Pat James, the Little Rock lawyer who represents Sorensen and his wife, Katherine, in the civil case filed by USA Drug’s parent company, Stephen L. LaFrance Holdings Inc., submitted a bill against Solomon for just over $50,000.

Most of it, more than $29,000, was related to preparing and successfully prosecuting the motion for sanctions that James filed after spending a wild day trying to pin down Solomon’s client, Jason LaFrance, and ultimately deposing him in the garage of LaFrance’s $2.5 million home on Edgehill Road.

James also filed a bill for $9,500 against the U.S. Attorney’s Office for the cost of getting the civil case filed by LaFrance Holdings against the Sorensens moved back to circuit court.

Federal prosecutors, in a move that Judge Wilson said was unprecedented in federal judicial history, unilaterally moved the civil case that LaFrance Holdings had filed from state court to federal court, where they had already brought criminal charges against Garret and Katherine Sorensen and Katherine’s sister, Shannon Walters.

Erin Cassinelli, the Little Rock attorney who is defending Katherine Sorensen in the criminal case, filed her own motion for attorney’s fees against the federal prosecutors: $7,840.

In response, Wilson entered orders telling them to try again, with some suggested guidelines: "For one thing, a fee request against respondent Solomon of more than $10,000 will not be granted.
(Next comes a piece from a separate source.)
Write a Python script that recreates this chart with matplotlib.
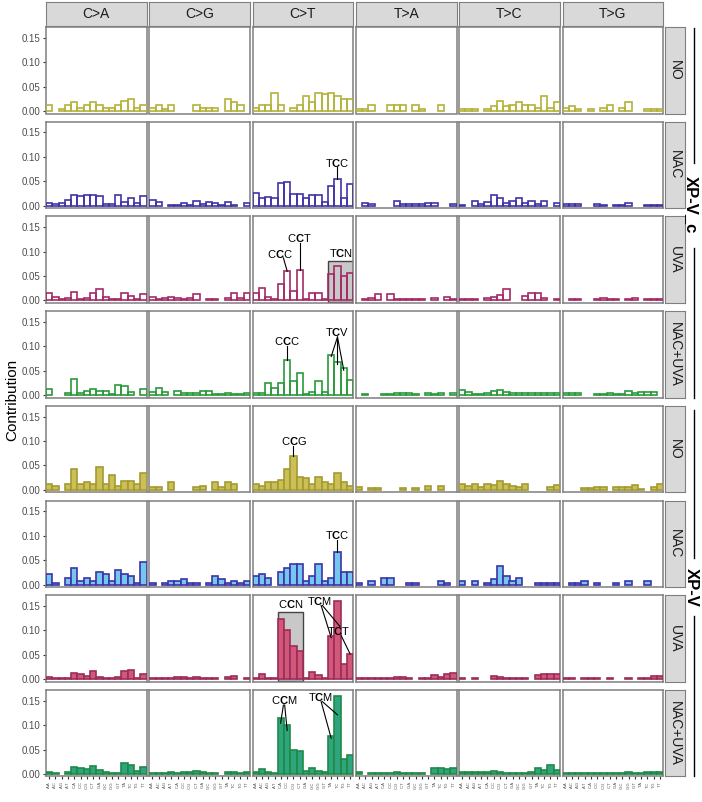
import matplotlib
matplotlib.use("Agg")
import matplotlib.pyplot as plt
from matplotlib.patches import Rectangle
from matplotlib.lines import Line2D

plt.rcParams['font.family'] = ['Liberation Sans', 'DejaVu Sans']
plt.rcParams['mathtext.fontset'] = 'custom'
plt.rcParams['mathtext.rm'] = 'Liberation Sans'
plt.rcParams['mathtext.bf'] = 'Liberation Sans:bold'

# ---- data: 96 contributions per sample, 16 per substitution type ----
substitutions = ['C>A', 'C>G', 'C>T', 'T>A', 'T>C', 'T>G']
contexts = [a + '.' + b for a in 'ACGT' for b in 'ACGT']
treatments = ['NO', 'NAC', 'UVA', 'NAC+UVA']

xpvc_no = [
    0.012, 0, 0.005, 0.012, 0.019, 0.007, 0.013, 0.019, 0.013, 0.006, 0.006, 0.013, 0.020, 0.025, 0.006, 0.013,
    0.006, 0.012, 0.005, 0.012, 0, 0, 0, 0.012, 0.006, 0.006, 0.006, 0, 0.024, 0.018, 0.012, 0,
    0.006, 0.012, 0.012, 0.036, 0.012, 0, 0.006, 0.012, 0.030, 0.018, 0.036, 0.034, 0.036, 0.030, 0.025, 0.025,
    0.005, 0.005, 0.012, 0, 0, 0.012, 0.012, 0.012, 0, 0.012, 0.005, 0, 0, 0.012, 0, 0,
    0.005, 0.005, 0.005, 0, 0.005, 0.010, 0.020, 0.010, 0.013, 0.018, 0.012, 0.012, 0.006, 0.030, 0.006, 0.018,
    0.006, 0.010, 0.005, 0, 0.005, 0, 0.006, 0.012, 0, 0.006, 0.018, 0, 0, 0.005, 0.005, 0.005]
xpvc_nac = [
    0.005, 0.003, 0.005, 0.012, 0.023, 0.020, 0.022, 0.022, 0.020, 0.003, 0.003, 0.023, 0.008, 0.015, 0.005, 0.020,
    0.012, 0.008, 0, 0.002, 0.002, 0.005, 0.002, 0.010, 0.003, 0.007, 0.005, 0.002, 0.008, 0.002, 0, 0.006,
    0.027, 0.015, 0.018, 0.015, 0.046, 0.048, 0.024, 0.024, 0.015, 0.021, 0.021, 0.008, 0.040, 0.055, 0.015, 0.045,
    0, 0.006, 0.004, 0, 0, 0, 0.010, 0.003, 0.003, 0.003, 0.003, 0.005, 0.005, 0, 0, 0.004,
    0.002, 0, 0.010, 0.003, 0.008, 0.022, 0.015, 0.006, 0.010, 0.016, 0.006, 0.010, 0.003, 0.010, 0, 0.005,
    0.003, 0.004, 0.004, 0, 0, 0.004, 0.002, 0, 0.002, 0.002, 0.005, 0, 0, 0.002, 0.002, 0.002]
xpvc_uva = [
    0.015, 0.007, 0.003, 0.006, 0.018, 0.003, 0.006, 0.015, 0.024, 0.008, 0.003, 0.003, 0.016, 0.010, 0.003, 0.014,
    0.008, 0.003, 0.005, 0.008, 0.005, 0.003, 0.006, 0.013, 0, 0.003, 0.003, 0, 0.006, 0.015, 0.006, 0.015,
    0.016, 0.026, 0.008, 0.003, 0.033, 0.060, 0.020, 0.063, 0.003, 0.016, 0.016, 0.003, 0.054, 0.070, 0.051, 0.056,
    0, 0.003, 0.006, 0.014, 0, 0.014, 0.002, 0.002, 0.002, 0.004, 0.004, 0, 0.005, 0, 0.008, 0.002,
    0.002, 0.004, 0.004, 0, 0.005, 0.008, 0.012, 0.023, 0, 0, 0.010, 0.016, 0.016, 0.006, 0, 0.003,
    0, 0.003, 0.003, 0, 0, 0.003, 0.006, 0.004, 0.002, 0, 0.003, 0.006, 0, 0.004, 0.004, 0.002]
xpvc_nacuva = [
    0.012, 0, 0, 0.005, 0.034, 0.004, 0.009, 0.012, 0.009, 0.009, 0.003, 0.020, 0.018, 0.006, 0, 0.013,
    0.006, 0.015, 0.006, 0, 0.008, 0.005, 0.005, 0.005, 0.008, 0.008, 0.002, 0.002, 0.005, 0.002, 0.002, 0.005,
    0.005, 0.005, 0.025, 0.015, 0.025, 0.071, 0.028, 0.046, 0.003, 0.006, 0.028, 0.006, 0.083, 0.067, 0.055, 0.030,
    0, 0.003, 0, 0, 0.002, 0.002, 0.004, 0.005, 0.005, 0.002, 0, 0.005, 0.003, 0.005, 0, 0.004,
    0.010, 0.006, 0.003, 0.003, 0.005, 0.009, 0.011, 0.006, 0.004, 0.004, 0.004, 0.004, 0.004, 0.004, 0.004, 0.004,
    0.004, 0.004, 0.004, 0, 0, 0.002, 0.002, 0.004, 0.002, 0.002, 0.008, 0.004, 0.006, 0.006, 0.006, 0]
xpv_no = [
    0.012, 0.008, 0, 0.012, 0.042, 0.012, 0.016, 0.012, 0.046, 0.012, 0.030, 0.008, 0.019, 0.019, 0.012, 0.034,
    0.005, 0.005, 0, 0.016, 0, 0, 0, 0.005, 0.008, 0, 0.016, 0.005, 0.016, 0.012, 0, 0,
    0.012, 0.008, 0.016, 0.016, 0.020, 0.042, 0.069, 0.027, 0.024, 0.012, 0.027, 0.016, 0.012, 0.034, 0.016, 0.008,
    0.005, 0, 0.003, 0.003, 0, 0, 0, 0.003, 0, 0.003, 0, 0.007, 0, 0.007, 0, 0,
    0.012, 0.008, 0.012, 0.005, 0.012, 0.010, 0.018, 0.012, 0.008, 0.005, 0.012, 0, 0, 0, 0.005, 0.010,
    0, 0, 0, 0.003, 0.003, 0.006, 0.006, 0, 0.005, 0.005, 0.005, 0.009, 0.002, 0, 0.006, 0.013]
xpv_nac = [
    0.021, 0.004, 0, 0.013, 0.033, 0.008, 0.013, 0.008, 0.025, 0.021, 0.008, 0.029, 0.021, 0.017, 0.004, 0.046,
    0.004, 0, 0.004, 0.008, 0.008, 0.012, 0.004, 0.004, 0, 0.004, 0.017, 0.012, 0.004, 0.008, 0.004, 0.008,
    0.017, 0.021, 0.013, 0, 0.025, 0.033, 0.042, 0.042, 0.008, 0.017, 0.042, 0.008, 0.013, 0.067, 0.025, 0.025,
    0.003, 0, 0.008, 0, 0.013, 0.013, 0, 0, 0.004, 0.004, 0, 0, 0, 0.008, 0.004, 0,
    0.008, 0, 0.008, 0, 0.004, 0.012, 0.038, 0.017, 0.008, 0.013, 0, 0, 0.003, 0.003, 0.003, 0.003,
    0, 0.003, 0.003, 0.008, 0, 0.004, 0, 0, 0.004, 0, 0.008, 0, 0, 0.008, 0, 0]
xpv_uva = [
    0.004, 0.002, 0.002, 0.002, 0.013, 0.011, 0.007, 0.017, 0.004, 0.002, 0.002, 0.004, 0.016, 0.018, 0.003, 0.010,
    0.002, 0.002, 0.002, 0.002, 0.004, 0.004, 0.003, 0.004, 0.002, 0.002, 0.002, 0, 0.004, 0.006, 0, 0.003,
    0.003, 0.010, 0.003, 0.003, 0.124, 0.100, 0.068, 0.057, 0.003, 0.014, 0.008, 0.003, 0.088, 0.160, 0.032, 0.052,
    0.003, 0.003, 0.002, 0.002, 0.002, 0.002, 0.004, 0.004, 0.003, 0, 0.002, 0.002, 0.008, 0.005, 0.011, 0.013,
    0.002, 0, 0.002, 0, 0, 0.006, 0.004, 0.002, 0.002, 0.002, 0.003, 0, 0.008, 0.010, 0.010, 0.010,
    0.002, 0.002, 0, 0.002, 0.002, 0.002, 0, 0.002, 0, 0, 0.002, 0, 0.002, 0.002, 0.006, 0.006]
xpv_nacuva = [
    0.004, 0.002, 0, 0.004, 0.015, 0.012, 0.010, 0.016, 0.008, 0.004, 0.002, 0.002, 0.022, 0.018, 0.006, 0.014,
    0.002, 0.001, 0.002, 0.004, 0.002, 0.003, 0.003, 0.006, 0.003, 0.002, 0.001, 0, 0.004, 0.004, 0.002, 0.003,
    0.003, 0.010, 0.004, 0.002, 0.114, 0.100, 0.048, 0.046, 0.007, 0.012, 0.007, 0.003, 0.078, 0.160, 0.030, 0.039,
    0.004, 0, 0.002, 0.002, 0.002, 0.002, 0.003, 0.002, 0.002, 0.002, 0.002, 0, 0.012, 0.013, 0.011, 0.012,
    0.003, 0.003, 0.003, 0.003, 0.003, 0.007, 0.003, 0.002, 0.002, 0.002, 0.002, 0.003, 0.012, 0.009, 0.018, 0.008,
    0.002, 0.002, 0.002, 0.002, 0.002, 0.002, 0.002, 0.002, 0.002, 0.002, 0.004, 0.002, 0.002, 0.003, 0.003, 0.005]

samples = [xpvc_no, xpvc_nac, xpvc_uva, xpvc_nacuva, xpv_no, xpv_nac, xpv_uva, xpv_nacuva]

# fill / edge colour per row (None = hollow)
fills = [None, None, None, None, '#cdbf57', '#74c7ef', '#d0597a', '#2ea47f']
edges = ['#b3b239', '#4033a6', '#a52a66', '#2a9a3a', '#a39b30', '#3d32a8', '#9e2b5a', '#1f8a45']

# ---- layout (pixels) ----
W, H = 702, 802
fig = plt.figure(figsize=(W / 100, H / 100), dpi=100)

def px_axes(x, y, w, h):
    return fig.add_axes([x / W, 1 - (y + h) / H, w / W, h / H])

col_left = [46 + 103.3 * c for c in range(6)]
row_top = [27 + 94.7 * r for r in range(8)]
pw, ph = 100.6, 86.5
grey = '#7f7f7f'

axes = {}
for r in range(8):
    for c in range(6):
        ax = px_axes(col_left[c], row_top[r], pw, ph)
        axes[(r, c)] = ax
        vals = samples[r][16 * c:16 * c + 16]
        xs = [i + 1 for i, v in enumerate(vals) if v > 0]
        ys = [v for v in vals if v > 0]
        ax.bar(xs, ys, width=1, facecolor=fills[r] if fills[r] else 'none',
               edgecolor=edges[r], linewidth=1.2, zorder=3)
        ax.set_xlim(0.5, 16.5)
        ax.set_ylim(-0.005, 0.172)
        for s in ax.spines.values():
            s.set_color(grey)
            s.set_linewidth(1.1)
        if c == 0:
            ax.set_yticks([0, 0.05, 0.10, 0.15])
            ax.set_yticklabels(['0.00', '0.05', '0.10', '0.15'])
            ax.tick_params(axis='y', length=2.5, width=0.8, color='#333333',
                           labelsize=7, labelcolor='#4d4d4d', pad=1.5)
        else:
            ax.set_yticks([])
        if r == 7:
            ax.set_xticks(range(1, 17))
            ax.set_xticklabels(contexts, rotation=90, fontsize=3, color='#4d4d4d')
            ax.tick_params(axis='x', length=2.5, width=0.8, color='#333333', pad=1)
        else:
            ax.set_xticks([])

# strips
for c in range(6):
    s = px_axes(col_left[c], 2, pw, 24)
    s.set_facecolor('#d9d9d9')
    s.set_xticks([]); s.set_yticks([])
    for sp in s.spines.values():
        sp.set_color(grey)
    s.text(0.5, 0.5, substitutions[c], ha='center', va='center', fontsize=10,
           color='#1a1a1a', transform=s.transAxes)
for r in range(8):
    s = px_axes(664.5, row_top[r], 20, ph)
    s.set_facecolor('#d9d9d9')
    s.set_xticks([]); s.set_yticks([])
    for sp in s.spines.values():
        sp.set_color(grey)
    s.text(0.5, 0.5, treatments[r % 4], ha='center', va='center', fontsize=10,
           rotation=-90, color='#1a1a1a', transform=s.transAxes)

# ---- annotations in the C>T column ----
def label(ax, first, last, x, y):
    ax.text(x, y, first + r'$\mathbf{C}$' + last, ha='center', va='center',
            fontsize=8, zorder=6, clip_on=False)

def link(ax, x0, y0, x1, y1):
    ax.plot([x0, x1], [y0, y1], color='black', lw=0.8, zorder=6, clip_on=False)

def box(ax, x0, x1, top):
    ax.add_patch(Rectangle((x0, -0.003), x1 - x0, top + 0.003, facecolor='#c8c8c8',
                           edgecolor='#444444', lw=1.0, zorder=2))

ct = 2
a = axes[(1, ct)]
label(a, 'T', 'C', 14, 0.088)
link(a, 14, 0.079, 14, xpvc_nac[32 + 13])

a = axes[(2, ct)]
label(a, 'C', 'C', 4.8, 0.096)
link(a, 5.4, 0.087, 6, xpvc_uva[32 + 5])
label(a, 'C', 'T', 8.0, 0.127)
link(a, 8.0, 0.118, 8, xpvc_uva[32 + 7])
label(a, 'T', 'N', 14.5, 0.097)
box(a, 12.5, 16.5, 0.081)

a = axes[(3, ct)]
label(a, 'C', 'C', 6.0, 0.110)
link(a, 6.0, 0.100, 6, xpvc_nacuva[32 + 5])
label(a, 'T', 'V', 14.0, 0.129)
for i in (12, 13, 14):
    link(a, 14.0, 0.119, i + 1, xpvc_nacuva[32 + i] - 0.004)

a = axes[(4, ct)]
label(a, 'C', 'G', 7.0, 0.099)
link(a, 7.0, 0.090, 7, xpv_no[32 + 6])

a = axes[(5, ct)]
label(a, 'T', 'C', 14.0, 0.101)
link(a, 14.0, 0.092, 14, xpv_nac[32 + 13])

a = axes[(6, ct)]
box(a, 4.5, 8.5, 0.137)
label(a, 'C', 'N', 6.6, 0.153)
label(a, 'T', 'M', 11.2, 0.161)
link(a, 11.4, 0.151, 13, xpv_uva[32 + 12] - 0.003)
link(a, 11.6, 0.151, 14.4, 0.108)
label(a, 'T', 'T', 14.2, 0.098)
link(a, 14.6, 0.089, 16, xpv_uva[32 + 15])

a = axes[(7, ct)]
label(a, 'C', 'M', 5.5, 0.152)
link(a, 5.4, 0.141, 4.95, 0.104)
link(a, 5.6, 0.141, 6.0, 0.089)
label(a, 'T', 'M', 11.3, 0.158)
link(a, 11.4, 0.148, 13, 0.073)
link(a, 11.6, 0.148, 14, 0.121)

# ---- outer labels ----
fig.text(12 / W, 1 - 400 / H, 'Contribution', rotation=90, ha='center', va='center',
         fontsize=11)

def fx(x): return x / W
def fy(y): return 1 - y / H

for y0, y1 in [(28, 163), (248, 398), (410, 558), (616, 776)]:
    fig.add_artist(Line2D([fx(694), fx(694)], [fy(y0), fy(y1)], color='black', lw=1.0))
fig.text(fx(691), fy(205), 'XP-V_c', rotation=-90, ha='center', va='center',
         fontsize=12, fontweight='bold')
fig.text(fx(691), fy(587), 'XP-V', rotation=-90, ha='center', va='center',
         fontsize=12, fontweight='bold')

fig.savefig('out.png', dpi=100, facecolor='white')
A fee request against the other respondent (the Government) of more than $5,000 will not be granted."

Ted Boswell, the Bryant attorney who represents Garret Sorensen in the criminal case, and Chuck Banks of Little Rock, who represents Walters in the criminal case, didn’t submit bills.

Case Dismissed?
You may recall that LaFrance Holdings decided to dismiss its civil case against the Sorensens and Walters rather than submit to depositions that their lawyers thought would be too helpful to the defendants in the simultaneous criminal case.

But Judge Wilson sent it all back to Pulaski County Circuit Court – after James filed a motion seeking to start a countersuit charging the LaFrance camp with defamation.

On Dec. 14, after the case was returned to circuit court, Solomon filed another motion to dismiss. But Circuit Judge Wendell Griffen still hadn’t ruled on that as of last week.

The criminal trial is scheduled to start May 1, which will be nearly three years after the original indicment.